学都でもあるこの街はとても活気に溢れて居る。
とは言え、狼藉を働く者はあまりいない。
何故なら、この街は『海賊白ひげ』の庇護の下にあるからだ。
薬師の国、と言ってもこの国がそう呼ばれ出したのは十数年前の事である。
世界中で大流行した流行り病の特効薬をこの国の薬師達が作り上げた事でこの国は薬師の国として広く知られる事になった。
と言っても、元々致死性の高い風土病が多いこの国では薬の調合技術は殆ど必須技能なのだけれど。
まぁ、あくまでもそれは過去の話。
今は多くの医院や薬剤師、学者達がこの国集まって居るので風土病で命を落とす患者は少ない。
少ないだけであって確実に患者は居るのだが。
長く国に住む事で抗体を持ち、罹患しない者も居れば移民だったり旅人だったり、患者は一定数いた。
(、、、嗚呼、今日も雨だなぁ、、、また患者が増えないと良いけど、、、)
少しだけ感傷的になっている自分を諌めつつ薬の並んだ棚を探っていると背後から可愛らしい声がした。
「センセー、今日こそは美味しい薬にしてね!」
「おやまぁ、私の薬は美味しい方だと思うけれど」
「こ、こら!ティナ先生になんて事を、、、!!すみません、先生!!」
良く言って聞かせますから、と慌て出す母に睨まれて泣きそうになる幼い女の子。
彼女もこの国の風土病に罹っている。
だが、彼女の病は薬の原料が少々高額と言う事もあって本来であれば治療を受けられる状態ではなかった。
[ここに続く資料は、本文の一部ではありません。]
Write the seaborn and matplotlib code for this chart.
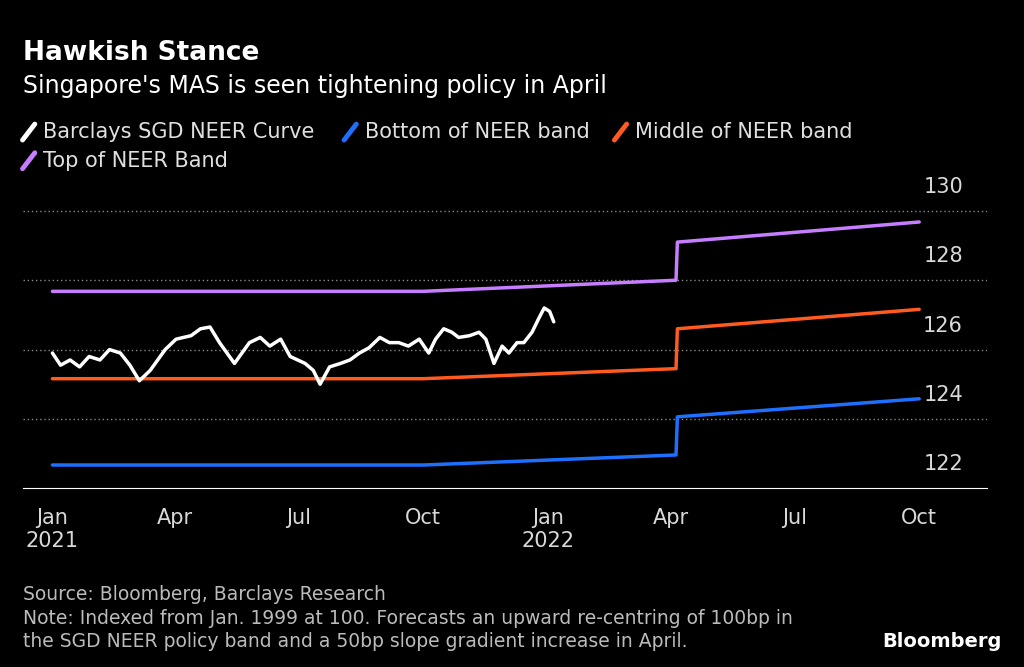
import matplotlib.pyplot as plt
import matplotlib.transforms as mtransforms
import pandas as pd
import seaborn as sns

# Barclays SGD NEER curve
curve_dates = ["2021-01-01", "2021-01-07", "2021-01-14", "2021-01-21", "2021-01-28", "2021-02-05",
               "2021-02-12", "2021-02-20", "2021-02-27", "2021-03-06", "2021-03-14", "2021-03-25",
               "2021-04-02", "2021-04-13", "2021-04-20", "2021-04-27", "2021-05-04", "2021-05-15",
               "2021-05-26", "2021-06-03", "2021-06-10", "2021-06-18", "2021-06-25", "2021-07-06",
               "2021-07-12", "2021-07-17", "2021-07-24", "2021-08-01", "2021-08-08", "2021-08-15",
               "2021-08-22", "2021-08-30", "2021-09-06", "2021-09-13", "2021-09-20", "2021-09-28",
               "2021-10-05", "2021-10-10", "2021-10-16", "2021-10-22", "2021-10-27", "2021-11-04",
               "2021-11-11", "2021-11-16", "2021-11-22", "2021-11-28", "2021-12-03", "2021-12-09",
               "2021-12-14", "2021-12-20", "2021-12-25", "2021-12-29", "2022-01-02", "2022-01-05"]
curve_vals = [125.9, 125.55, 125.7, 125.5, 125.8, 125.7, 126.0, 125.9, 125.55, 125.1, 125.4, 126.0,
              126.3, 126.4, 126.6, 126.65, 126.2, 125.6, 126.2, 126.35, 126.1, 126.3, 125.8, 125.6,
              125.4, 125.0, 125.5, 125.6, 125.7, 125.9, 126.05, 126.35, 126.2, 126.2, 126.1, 126.3,
              125.9, 126.3, 126.6, 126.5, 126.35, 126.4, 126.5, 126.3, 125.6, 126.1, 125.9, 126.2,
              126.2, 126.5, 126.9, 127.2, 127.1, 126.8]

# NEER band knots
band_dates = ["2021-01-01", "2021-10-01", "2022-04-05", "2022-04-06", "2022-10-01"]
bottom_vals = [122.67, 122.67, 122.96, 124.06, 124.58]
middle_vals = [125.16, 125.16, 125.45, 126.6, 127.16]
top_vals = [127.68, 127.68, 128.0, 129.1, 129.68]

y_ticks = [122, 124, 126, 128, 130]

curve = pd.DataFrame({"date": pd.to_datetime(curve_dates), "val": curve_vals})
bands = pd.DataFrame({"date": pd.to_datetime(band_dates), "bottom": bottom_vals,
                      "middle": middle_vals, "top": top_vals})

sns.set_style("dark")
plt.rcParams["font.family"] = ["DejaVu Sans"]
fig = plt.figure(figsize=(10.24, 6.67), dpi=100, facecolor="black")
ax = fig.add_axes([0.022, 0.268, 0.942, 0.447], facecolor="black")

sns.lineplot(data=bands, x="date", y="top", ax=ax, color="#c77dff", lw=2.5, label="Top of NEER Band")
sns.lineplot(data=bands, x="date", y="middle", ax=ax, color="#ff5a1f", lw=2.5, label="Middle of NEER band")
sns.lineplot(data=bands, x="date", y="bottom", ax=ax, color="#1f6fff", lw=2.5, label="Bottom of NEER band")
sns.lineplot(data=curve, x="date", y="val", ax=ax, color="white", lw=2.5, label="Barclays SGD NEER Curve")
ax.get_legend().remove()

ax.set_xlim(pd.Timestamp("2020-12-10"), pd.Timestamp("2022-11-20"))
ax.set_ylim(122, 130.6)
ax.set_yticks(y_ticks[1:])
ax.set_yticklabels([])
ax.tick_params(axis="y", length=0)
ax.grid(axis="y", color="#888888", linestyle=(0, (1, 2)), lw=1)
ax.grid(axis="x", visible=False)
lbl_tr = mtransforms.offset_copy(ax.get_yaxis_transform(), fig=fig, x=0, y=10, units="points")
for v in y_ticks:
    ax.text(0.975, v, str(v), transform=lbl_tr, color="#d9d9d9", fontsize=15,
            ha="right", va="bottom")
xt = pd.to_datetime(["2021-01-01", "2021-04-01", "2021-07-01", "2021-10-01",
                     "2022-01-01", "2022-04-01", "2022-07-01", "2022-10-01"])
ax.set_xticks(xt)
ax.set_xticklabels(["Jan\n2021", "Apr", "Jul", "Oct", "Jan\n2022", "Apr", "Jul", "Oct"], va="top")
ax.tick_params(axis="x", length=6, color="white", labelsize=15, pad=8)
for lbl in ax.get_xticklabels():
    lbl.set_color("#d9d9d9")
for s in ["top", "left", "right"]:
    ax.spines[s].set_visible(False)
ax.spines["bottom"].set_color("white")
ax.set_xlabel("")
ax.set_ylabel("")

fig.text(0.022, 0.91, "Hawkish Stance", color="white", fontsize=19, fontweight="bold")
fig.text(0.022, 0.86, "Singapore's MAS is seen tightening policy in April", color="white", fontsize=17)

def legend_item(x, y, color, text):
    fig.add_artist(plt.Line2D([x, x + 0.012], [y - 0.012, y + 0.012], color=color, lw=3.5,
                              transform=fig.transFigure))
    fig.text(x + 0.02, y, text, color="#e0e0e0", fontsize=15, va="center")

legend_item(0.022, 0.802, "white", "Barclays SGD NEER Curve")
legend_item(0.336, 0.802, "#1f6fff", "Bottom of NEER band")
legend_item(0.6, 0.802, "#ff5a1f", "Middle of NEER band")
legend_item(0.022, 0.759, "#c77dff", "Top of NEER Band")

fig.text(0.022, 0.1, "Source: Bloomberg, Barclays Research", color="#bbbbbb", fontsize=13.5)
fig.text(0.022, 0.065, "Note: Indexed from Jan. 1999 at 100. Forecasts an upward re-centring of 100bp in",
         color="#bbbbbb", fontsize=13.5)
fig.text(0.022, 0.03, "the SGD NEER policy band and a 50bp slope gradient increase in April.",
         color="#bbbbbb", fontsize=13.5)
fig.text(0.978, 0.03, "Bloomberg", color="white", fontsize=14, fontweight="bold", ha="right")

fig.savefig("out.png", facecolor="black")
移民である彼女達は裕福な生活をしているとは言えなかったからだ。
最初から抗体を打っていれば罹患する事もないのだが、そもそも抗体が高額なのでどうしようもない。
それでもその高額な抗体を打たなければ完全に治癒する事もないのが厄介な所だった。
じわりじわりと悪化していく娘を助けてくれ、と母が訪ねて来たのは一ヶ月程前だろうか。
当初は体力が低下し過ぎて居て抗体を打つ事も出来なかったが、今はキチンと生活出来る程に回復して来ている。
(うん、検査の結果も問題なし、、、)
頃合だな、と考えていると助手であるメアリーが笑った。